In short, Rollins’ work hinges on the idea of dismantling what he sees as a wrongheaded understanding of God. He calls it the deus ex machina God, but we all know it as the bearded guy in the clouds calling the shots. Rollins asks his readers to look at the simple idea that “God is love” and from there begin to zoom out to the idea that God is manifest in the act of love, and is not some sort of celestial entity.
He gets to this through various means: Jesus’ words on the cross “My God, my God, why have you forsaken me?” which Rollins posits is the moment when God becomes an atheist, the writings of Mother Theresa in which she describes living her entire life with a core-deep sense that there was no God out there watching over her, but that she experienced God in her work with the poorest of Calcutta, and through various parables that he uses to introduce each chapter.
Rollins asks his readers to strip away what he’s previously referred to as the idolatry of God, until all that is left is a person willing to live a life of love, kindness, peace, and humility. Understanding that in living that life we are producing the place where God dwells. He goes on, then, to extrapolate the idea that God’s will for our lives becomes our own will for a life based in love, charity, mercy, and respect.

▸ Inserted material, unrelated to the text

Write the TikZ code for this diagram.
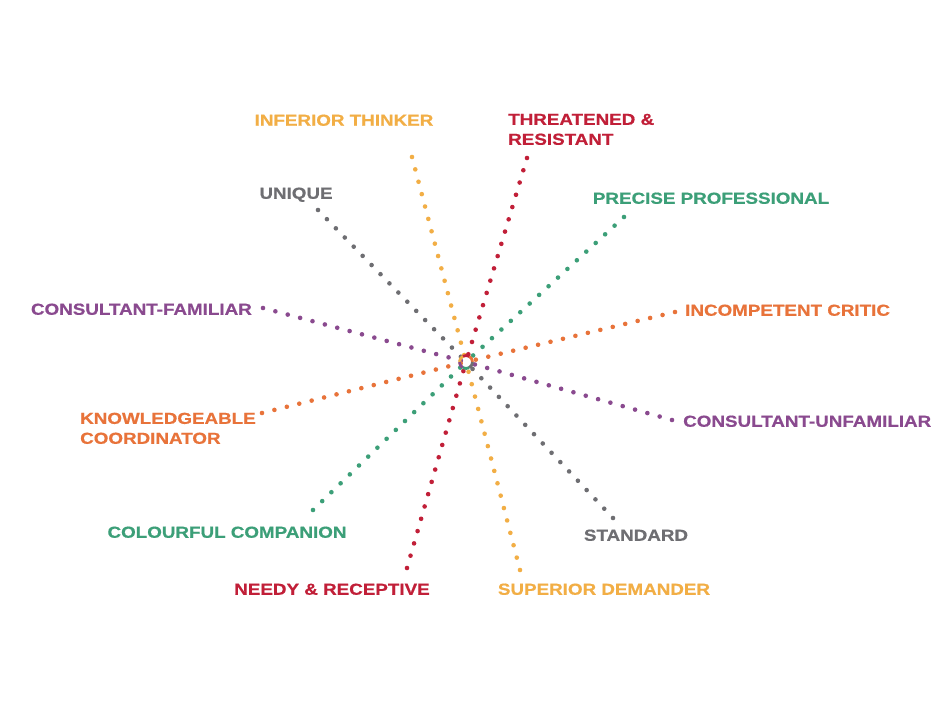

I would struggle to recommend Insurrection to those not familiar with the basics of the Christian faith, though I’d struggle equally to recommend it to anyone who holds to those tenets with too much fundamentalism as Rollins’ work towards an a/theistic form of an understanding of God is all but heretical by comparison to what most think of as Christianity. But to those open-minded enough, or to those unable to fully embrace or fully leave the faith, it’s something of a revelation.